The Materials Management and Minimization (M3) Reactor Conversion Program of the National Nuclear Security Administration (NNSA) is supporting the conversion of research reactors from Highly Enriched Uranium (HEU, 235U / U ≥ wt. 20%) fuel to Low-Enriched Uranium (LEU, 235U / U < wt. 20% ) fuel. The reactors that utilize involute-shaped fuel plates share a similar configuration of coolant channel, which is of extremely thin thickness and involute shape. Better understanding of flow behavior and heat transfer mechanisms in these coolant channels is of great interest and importance for the design of LEU fuel elements. 

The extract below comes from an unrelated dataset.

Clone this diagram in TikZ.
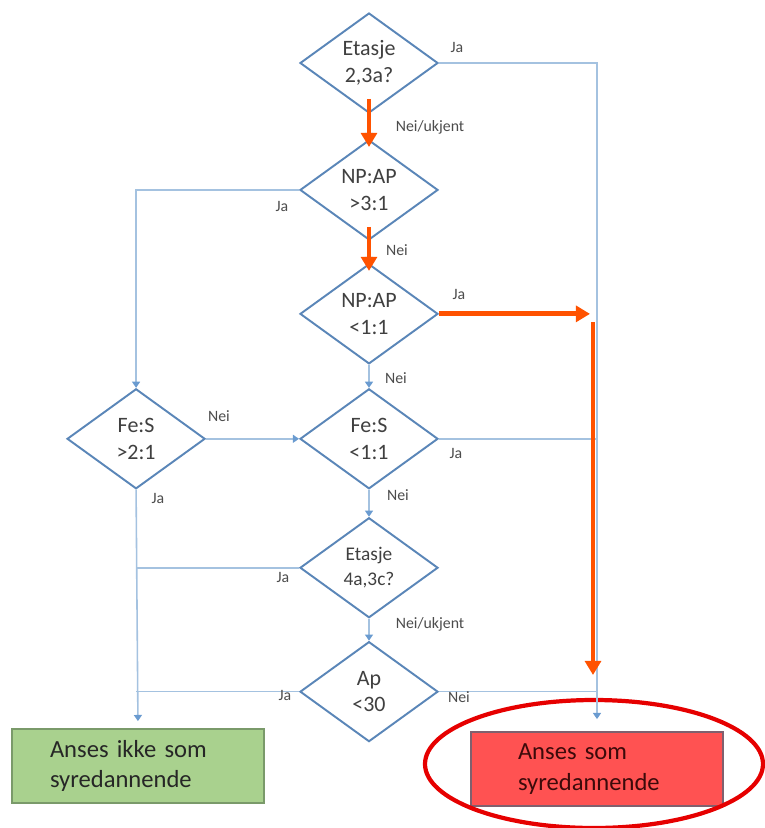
\documentclass[tikz,border=0pt]{standalone}
\usepackage{fontspec}
\setmainfont{Carlito}
\usetikzlibrary{shapes.geometric, positioning, arrows.meta}

\definecolor{frameblue}{HTML}{5A86B8}
\definecolor{lineblue}{HTML}{A4C2E0}
\definecolor{tipblue}{HTML}{6A9BD0}
\definecolor{hotorange}{HTML}{FF5200}
\definecolor{okgreen}{HTML}{A9D18E}
\definecolor{okframe}{HTML}{7A9A6A}
\definecolor{badred}{HTML}{FF5252}
\definecolor{badframe}{HTML}{80606E}
\definecolor{ringred}{HTML}{E60000}

\begin{document}
\begin{tikzpicture}[
		% Style of the question diamonds
		question/.style={
			diamond,
			draw=frameblue,
			line width=1.1pt,
			fill=white,
			aspect=1.38,
			inner sep=0pt,
			minimum width=2.76cm,
			minimum height=2cm,
			align=center,
			text=black!75,
			font=\fontsize{12.5}{15}\selectfont
		},
		% Style of the two result boxes
		endbox/.style={
			fill=#1,
			line width=1pt,
			align=left,
			minimum height=1.48cm,
			font=\fontsize{14}{17.5}\selectfont
		},
		% Thin blue connectors
		conn/.style={draw=lineblue, line width=0.9pt},
		flow/.style={-{Triangle[length=3.5pt, width=4.5pt, color=tipblue]}},
		% Thick orange path
		hot/.style={draw=hotorange, line width=2.8pt, -{Triangle[length=8pt, width=9pt]}},
		% Style of the Ja / Nei labels
		answer/.style={
			font=\fontsize{9}{11}\selectfont,
			text=black!70
		}
		]
		\useasboundingbox (0,0) rectangle (15.3,-16.56);
		
		% --- QUESTIONS ---
		\node[question] (d1) at (7.38,-1.26) {Etasje\\2,3a?};
		
		\node[question, below=0.5cm of d1] (d2) {NP:AP\\>3:1};
		
		\node[question, below=0.44cm of d2] (d3) {NP:AP\\<1:1};
		
		\node[question, below=0.46cm of d3] (d4) {Fe:S\\<1:1};
		
		\node[question, below=0.54cm of d4, font=\fontsize{11}{14}\selectfont] (d5) {Etasje\\4a,3c?};
		
		\node[question, below=0.44cm of d5] (d6) {Ap\\<30};
		
		\node[question, left=1.86cm of d4] (dL) {Fe:S\\>2:1};
		
		% --- RESULTS ---
		\node[endbox=okgreen, draw=okframe, text=black!85, inner xsep=0.76cm, text width=3.52cm] (safe) at (2.76,-15.32) {Anses ikke som\\syredannende};
		
		\node[endbox=badred, draw=badframe, text={rgb,255:red,60;green,10;blue,10}, inner xsep=0.94cm, text width=3.16cm] (red) at (11.94,-15.38) {Anses som\\syredannende};
		
		\node[ellipse, draw=ringred, line width=2.4pt, minimum width=6.76cm, minimum height=2.56cm] (ring) at (11.88,-15.28) {};
		
		% --- BLUE CONNECTORS ---
		\draw[conn, flow] (d1.south) -- (d2.north);
		\draw[conn, flow] (d2.south) -- (d3.north);
		\draw[conn, flow] (d3.south) -- (d4.north);
		\draw[conn, flow] (d4.south) -- (d5.north);
		\draw[conn, flow] (d5.south) -- (d6.north);
		
		\draw[conn, flow, shorten >=0.24cm] (d1.east) -| (red.north);
		\draw[conn] (d4.east) -- (d4.east -| red.north);
		\draw[conn] (d6.east) -- (d6.east -| red.north);
		
		\draw[conn, flow] (d2.west) -| (dL.north);
		\draw[conn, flow] (dL.east) -- (d4.west);
		\draw[conn, flow, shorten >=0.14cm] (dL.south) -- (safe.north);
		\draw[conn] (d5.west) -- (d5.west -| dL.south);
		\draw[conn] (d6.west) -- (d6.west -| dL.south);
		
		% --- ORANGE PATH ---
		\coordinate (fall) at (11.86,-6.44);
		\coordinate (land) at (11.86,-13.5);
		\draw[hot] ([yshift=0.3cm]d1.south) -- ([yshift=-0.16cm]d2.north);
		\draw[hot] ([yshift=0.28cm]d2.south) -- ([yshift=-0.16cm]d3.north);
		\draw[hot] (d3.east) -- ([xshift=-0.14cm]d3.east -| red.north);
		\draw[hot] (fall) -- (land);
		
		% --- ANSWERS ---
		\node[answer] (a1) at (9.14,-0.94) {Ja};
		\node[answer] (a2) at (8.60,-2.54) {Nei/ukjent};
		\node[answer] (a3) at (5.64,-4.12) {Ja};
		\node[answer] (a4) at (7.94,-5.00) {Nei};
		\node[answer] (a5) at (9.18,-5.88) {Ja};
		\node[answer] (a6) at (7.92,-7.56) {Nei};
		\node[answer] (a7) at (4.38,-8.32) {Nei};
		\node[answer] (a8) at (9.12,-9.06) {Ja};
		\node[answer] (a9) at (3.16,-9.96) {Ja};
		\node[answer] (a10) at (7.96,-9.90) {Nei};
		\node[answer] (a11) at (5.66,-11.54) {Ja};
		\node[answer] (a12) at (8.60,-12.48) {Nei/ukjent};
		\node[answer] (a13) at (5.70,-13.90) {Ja};
		\node[answer] (a14) at (9.18,-13.94) {Nei};
		
	\end{tikzpicture}
\end{document}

Reynolds-averaged Navier–Stokes (RANS) approaches have exposed both the practicability and the limitations on the prediction of the turbulent flows. Discrepancy are found between RANS simulations with different turbulence models, flow conditions and codes. Due to the lack of relevant experimental data, it is difficult to provide best practice guidelines (BPGs) for minimizing turbulence modeling uncertainties. By performing high fidelity simulations (LES & DNS), the behavior of turbulent flows can be investigated with fewer modeling assumptions, potentially providing more reliable benchmarks for engineering predictions and more accurate thermal hydraulic safety analyses. Moreover, the database generated from the high-fidelity simulations can be used to select or refine the coefficients used in the system codes. LES database enrichment is essential for understanding the fundamental mechanisms of the flow and heat transfer behavior in involute-shaped plate research reactors under various conditions. 

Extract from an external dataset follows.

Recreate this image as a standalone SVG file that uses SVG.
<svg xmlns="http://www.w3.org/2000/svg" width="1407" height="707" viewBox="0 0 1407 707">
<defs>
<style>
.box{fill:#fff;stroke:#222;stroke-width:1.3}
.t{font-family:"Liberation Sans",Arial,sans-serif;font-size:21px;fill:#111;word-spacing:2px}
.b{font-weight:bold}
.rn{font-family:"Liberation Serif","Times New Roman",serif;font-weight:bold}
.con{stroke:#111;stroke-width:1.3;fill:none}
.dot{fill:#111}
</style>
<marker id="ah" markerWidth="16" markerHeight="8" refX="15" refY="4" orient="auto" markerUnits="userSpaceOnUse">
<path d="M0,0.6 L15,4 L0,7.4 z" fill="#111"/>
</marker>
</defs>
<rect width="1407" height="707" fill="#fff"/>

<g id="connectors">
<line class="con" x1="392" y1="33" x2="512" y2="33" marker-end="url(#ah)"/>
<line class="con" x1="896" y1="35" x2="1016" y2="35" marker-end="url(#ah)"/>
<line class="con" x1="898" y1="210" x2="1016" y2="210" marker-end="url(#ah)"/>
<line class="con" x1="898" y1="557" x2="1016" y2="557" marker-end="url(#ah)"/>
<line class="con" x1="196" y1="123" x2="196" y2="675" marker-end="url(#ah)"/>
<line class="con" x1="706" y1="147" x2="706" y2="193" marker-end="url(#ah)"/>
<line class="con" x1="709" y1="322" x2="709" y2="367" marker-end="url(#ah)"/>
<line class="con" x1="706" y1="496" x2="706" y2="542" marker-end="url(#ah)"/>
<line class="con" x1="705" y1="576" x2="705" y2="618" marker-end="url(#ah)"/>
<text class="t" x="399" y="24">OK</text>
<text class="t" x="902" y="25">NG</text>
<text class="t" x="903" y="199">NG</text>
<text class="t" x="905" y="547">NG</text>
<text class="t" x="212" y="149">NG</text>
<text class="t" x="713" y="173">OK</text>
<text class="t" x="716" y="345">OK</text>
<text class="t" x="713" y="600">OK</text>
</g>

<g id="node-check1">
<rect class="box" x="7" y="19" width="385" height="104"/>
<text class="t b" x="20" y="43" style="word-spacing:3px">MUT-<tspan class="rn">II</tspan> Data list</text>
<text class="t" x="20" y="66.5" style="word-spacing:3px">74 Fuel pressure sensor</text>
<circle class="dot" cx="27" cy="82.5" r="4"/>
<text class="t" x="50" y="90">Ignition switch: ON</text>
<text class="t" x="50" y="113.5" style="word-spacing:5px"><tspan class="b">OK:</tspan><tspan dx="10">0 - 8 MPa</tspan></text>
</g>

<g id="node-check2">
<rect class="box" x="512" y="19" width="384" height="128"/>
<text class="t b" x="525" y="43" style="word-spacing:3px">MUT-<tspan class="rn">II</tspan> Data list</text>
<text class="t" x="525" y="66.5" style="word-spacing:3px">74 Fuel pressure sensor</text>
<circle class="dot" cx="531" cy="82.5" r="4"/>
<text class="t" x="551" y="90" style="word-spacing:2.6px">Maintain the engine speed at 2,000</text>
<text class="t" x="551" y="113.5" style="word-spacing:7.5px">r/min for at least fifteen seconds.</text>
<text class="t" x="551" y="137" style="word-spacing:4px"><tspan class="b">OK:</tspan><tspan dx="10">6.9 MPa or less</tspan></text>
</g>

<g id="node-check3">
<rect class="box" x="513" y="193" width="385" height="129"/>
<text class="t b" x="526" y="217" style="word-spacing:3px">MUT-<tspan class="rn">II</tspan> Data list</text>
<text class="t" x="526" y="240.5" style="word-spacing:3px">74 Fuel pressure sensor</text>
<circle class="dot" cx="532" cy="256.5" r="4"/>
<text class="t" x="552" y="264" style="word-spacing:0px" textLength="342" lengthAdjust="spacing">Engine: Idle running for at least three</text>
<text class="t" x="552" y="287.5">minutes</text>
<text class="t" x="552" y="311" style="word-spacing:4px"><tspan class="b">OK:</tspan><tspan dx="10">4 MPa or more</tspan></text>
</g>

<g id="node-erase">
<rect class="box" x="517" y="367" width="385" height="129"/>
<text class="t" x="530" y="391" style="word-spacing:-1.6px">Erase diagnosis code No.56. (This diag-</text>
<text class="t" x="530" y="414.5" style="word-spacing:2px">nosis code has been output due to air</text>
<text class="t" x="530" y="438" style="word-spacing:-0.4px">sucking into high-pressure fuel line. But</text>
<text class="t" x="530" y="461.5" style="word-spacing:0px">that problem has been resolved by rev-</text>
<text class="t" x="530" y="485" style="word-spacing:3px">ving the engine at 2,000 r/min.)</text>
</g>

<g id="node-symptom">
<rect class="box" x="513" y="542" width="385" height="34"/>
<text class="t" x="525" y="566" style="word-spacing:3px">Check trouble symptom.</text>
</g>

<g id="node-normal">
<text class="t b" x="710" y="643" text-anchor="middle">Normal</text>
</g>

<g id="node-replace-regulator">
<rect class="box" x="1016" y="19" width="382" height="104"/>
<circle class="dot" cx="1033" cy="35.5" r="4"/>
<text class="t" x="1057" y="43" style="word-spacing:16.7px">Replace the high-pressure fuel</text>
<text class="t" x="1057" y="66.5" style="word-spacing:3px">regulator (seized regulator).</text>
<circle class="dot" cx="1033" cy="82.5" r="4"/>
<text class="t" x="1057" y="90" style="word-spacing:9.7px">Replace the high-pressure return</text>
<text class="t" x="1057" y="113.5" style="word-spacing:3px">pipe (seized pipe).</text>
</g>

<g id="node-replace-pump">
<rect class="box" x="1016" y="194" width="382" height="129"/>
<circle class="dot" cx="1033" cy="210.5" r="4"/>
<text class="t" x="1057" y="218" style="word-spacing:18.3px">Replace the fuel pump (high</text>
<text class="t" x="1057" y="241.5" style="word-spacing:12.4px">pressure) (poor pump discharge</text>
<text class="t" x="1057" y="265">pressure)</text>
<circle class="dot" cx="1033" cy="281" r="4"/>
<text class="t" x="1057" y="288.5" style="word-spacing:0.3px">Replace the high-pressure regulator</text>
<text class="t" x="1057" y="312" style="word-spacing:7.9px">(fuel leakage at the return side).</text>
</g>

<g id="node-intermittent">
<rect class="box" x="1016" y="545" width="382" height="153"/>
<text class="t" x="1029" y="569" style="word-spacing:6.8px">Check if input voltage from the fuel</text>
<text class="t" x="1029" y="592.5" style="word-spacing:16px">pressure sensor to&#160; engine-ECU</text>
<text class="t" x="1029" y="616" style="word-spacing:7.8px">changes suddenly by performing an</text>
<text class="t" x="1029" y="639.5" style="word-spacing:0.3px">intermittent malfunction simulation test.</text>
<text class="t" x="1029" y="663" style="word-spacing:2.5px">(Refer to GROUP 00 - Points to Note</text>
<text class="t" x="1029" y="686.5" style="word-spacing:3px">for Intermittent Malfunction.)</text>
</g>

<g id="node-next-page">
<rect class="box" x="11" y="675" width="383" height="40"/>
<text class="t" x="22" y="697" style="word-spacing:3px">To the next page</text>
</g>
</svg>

The simulations in this project will be performed with both Nek5000(CPU) and NekRS(GPU). Both codes have won an R&D 100 Award. These codes are developed as part of the High-Order Methods for High- Performance Multi-physics Simulations project supported by the DOE Applied Math Research base program as well as a collaboration with Nuclear Energy Advanced Modeling and Simulation (NEAMS) program. This project can expand the application of Nek5000 and NekRS to Research Reactor Conversion Program and attract more attention from either industry partner or university to NEAMS code as a surrogate for expensive commercial code or separate engineering applications where experimental data is limited.